» What you will do:
Gather up every line that includes the string "matplotlib".

» Information shown:
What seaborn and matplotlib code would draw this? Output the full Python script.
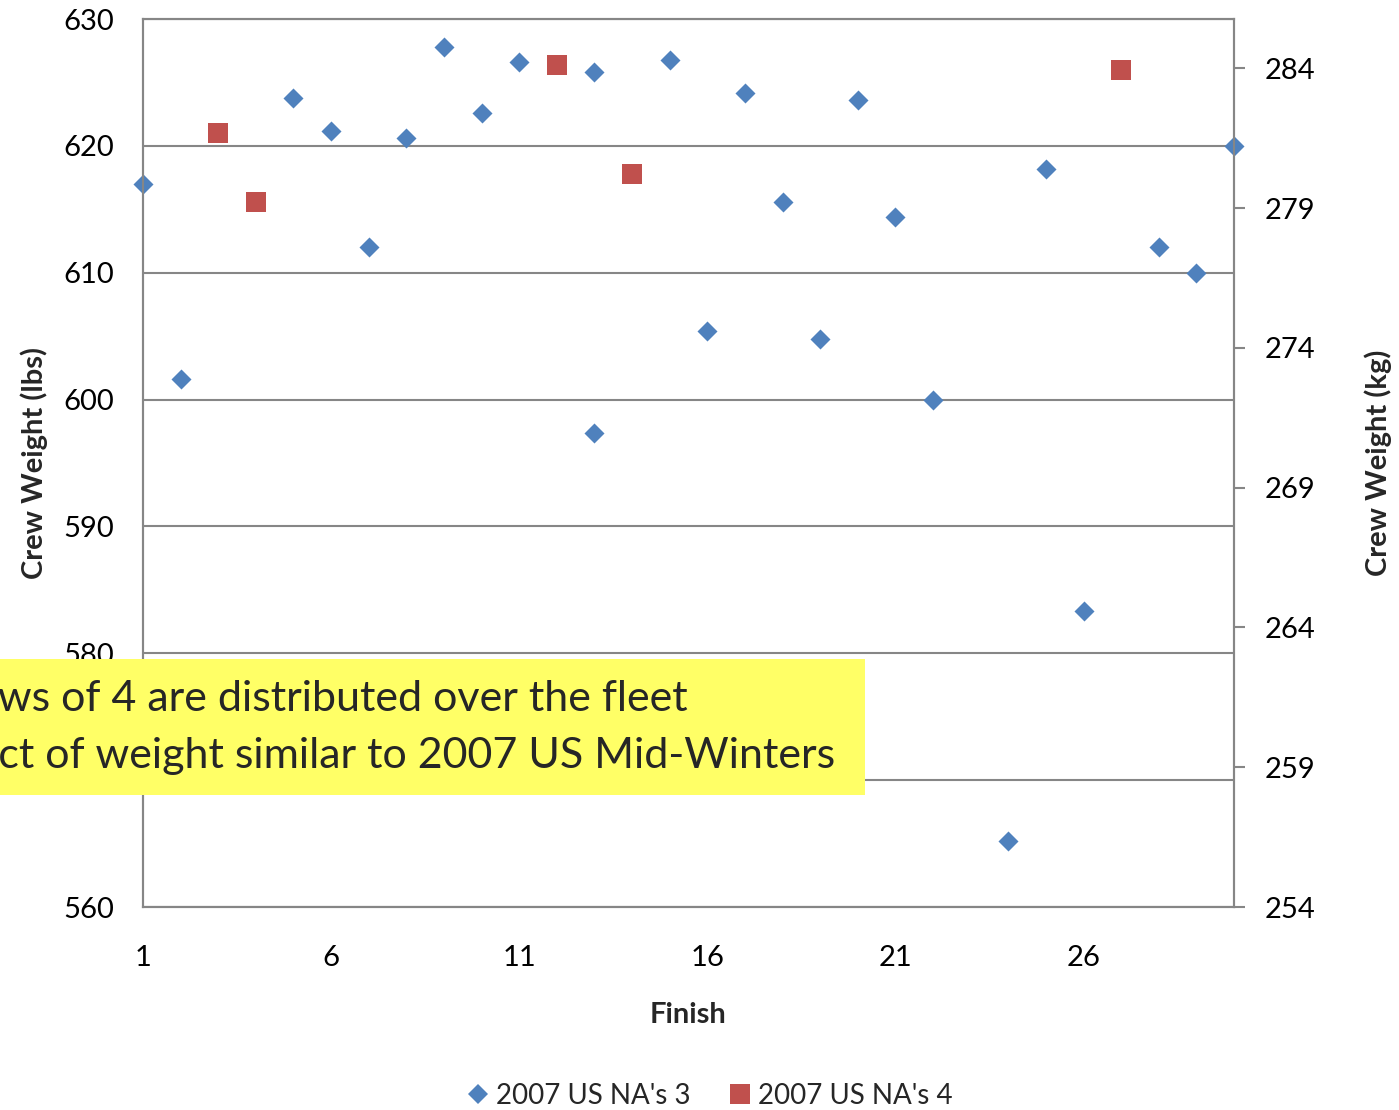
import matplotlib
matplotlib.use("Agg")
import matplotlib.pyplot as plt
import seaborn as sns
import pandas as pd
from matplotlib.patches import Rectangle
from matplotlib.lines import Line2D

sns.set_theme(style="white")
plt.rcParams['font.family'] = ['Lato', 'DejaVu Sans']

# Data
na3_finish = [1, 2, 5, 6, 7, 8, 9, 10, 11, 13, 13, 15, 16, 17, 18, 19, 20, 21, 22, 24, 25, 26, 28, 29, 30]
na3_weight = [617.0, 601.6, 623.8, 621.2, 612.0, 620.6, 627.8, 622.6, 626.6, 625.8, 597.4, 626.8,
              605.4, 624.2, 615.6, 604.8, 623.6, 614.4, 600.0, 565.2, 618.2, 583.3, 612.0, 610.0, 620.0]
na4_finish = [3, 4, 12, 14, 27]
na4_weight = [621.0, 615.6, 626.4, 617.8, 626.0]
series_names = ["2007 US NA's 3", "2007 US NA's 4"]
x_ticks = [1, 6, 11, 16, 21, 26]
y_ticks_lbs = [560, 570, 580, 590, 600, 610, 620, 630]
y_ticks_kg = [254, 259, 264, 269, 274, 279, 284]
note_lines = ["Crews of 4 are distributed over the fleet",
              "Effect of weight similar to 2007 US Mid-Winters"]

LB2KG = 0.45359237
blue = "#4F81BD"
red = "#C0504D"
gray = "#868686"

df = pd.DataFrame({
    "Finish": na3_finish + na4_finish,
    "Weight": na3_weight + na4_weight,
    "Series": [series_names[0]] * len(na3_finish) + [series_names[1]] * len(na4_finish),
})

fig = plt.figure(figsize=(13.99, 11.10), dpi=100)
ax = fig.add_axes([143/1399, (1110-907)/1110, (1234-143)/1399, (907-19)/1110])

sns.scatterplot(data=df[df.Series == series_names[0]], x="Finish", y="Weight", ax=ax,
                marker="D", s=104, color=blue, linewidth=0, legend=False, zorder=3, clip_on=False)
sns.scatterplot(data=df[df.Series == series_names[1]], x="Finish", y="Weight", ax=ax,
                marker="s", s=207, color=red, linewidth=0, legend=False, zorder=3, clip_on=False)

ax.set_xlim(1, 30)
ax.set_ylim(560, 630)
ax.set_xticks(x_ticks)
ax.set_yticks(y_ticks_lbs)
ax.yaxis.grid(True, color=gray, linewidth=1.5)
ax.set_axisbelow(True)
for sp in ax.spines.values():
    sp.set_color(gray)
    sp.set_linewidth(1.5)
ax.tick_params(axis='both', length=0, labelsize=21, colors='black')
ax.tick_params(axis='x', pad=27)
ax.tick_params(axis='y', pad=21)
ax.set_xlabel("Finish", fontsize=21, fontweight='bold', labelpad=23)
ax.set_ylabel("Crew Weight (lbs)", fontsize=21, fontweight='bold', labelpad=11)

ax2 = ax.twinx()
ax2.set_ylim(560 * LB2KG, 630 * LB2KG)
ax2.set_yticks(y_ticks_kg)
ax2.tick_params(axis='y', length=8, width=1.5, color=gray, labelsize=21, pad=14, labelcolor='black')
for sp in ax2.spines.values():
    sp.set_color(gray)
    sp.set_linewidth(1.5)
ax2.set_ylabel("Crew Weight (kg)", fontsize=21, fontweight='bold', labelpad=35)
ax2.grid(False)

# yellow note box
fig.patches.append(Rectangle((0, (1110-795)/1110), 865/1399, (795-659)/1110,
                             transform=fig.transFigure, facecolor="#FFFF66", edgecolor='none', zorder=10))
fig.text(688/1399, (1110-699)/1110, note_lines[0], ha='right', va='center', fontsize=31, zorder=11)
fig.text(835/1399, (1110-756)/1110, note_lines[1], ha='right', va='center', fontsize=31, zorder=11)

handles = [Line2D([], [], marker='D', linestyle='none', color=blue, markersize=10, markeredgewidth=0),
           Line2D([], [], marker='s', linestyle='none', color=red, markersize=14, markeredgewidth=0)]
fig.legend(handles, series_names, loc='center', bbox_to_anchor=(707/1399, (1110-1096)/1110),
           ncol=2, frameon=False, fontsize=20, handletextpad=0.05, columnspacing=1.2, handlelength=1.2)

fig.savefig("out.png", dpi=100)
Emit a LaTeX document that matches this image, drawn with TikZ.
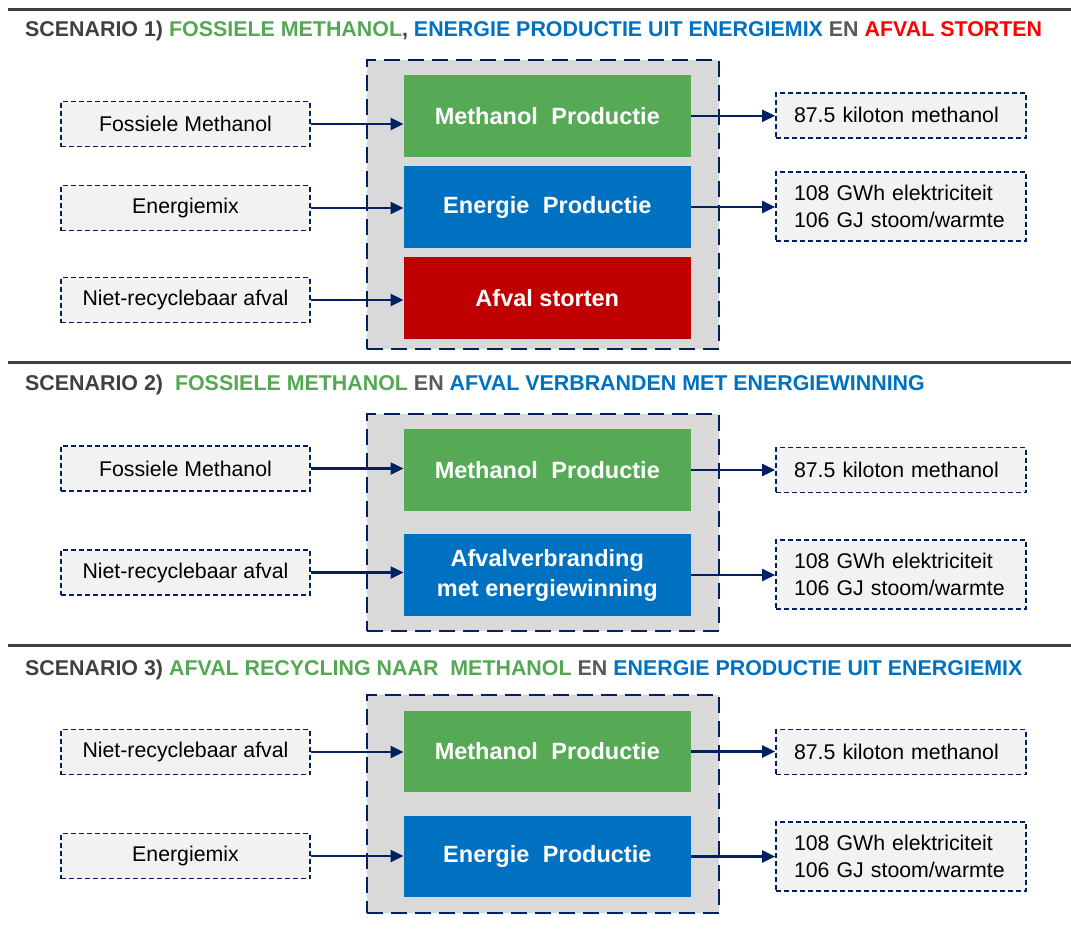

» Answer for this exercise:
What seaborn and matplotlib code would draw this? Output the full Python script.
import matplotlib
matplotlib.use("Agg")
import matplotlib.pyplot as plt
from matplotlib.patches import Rectangle
from matplotlib.lines import Line2D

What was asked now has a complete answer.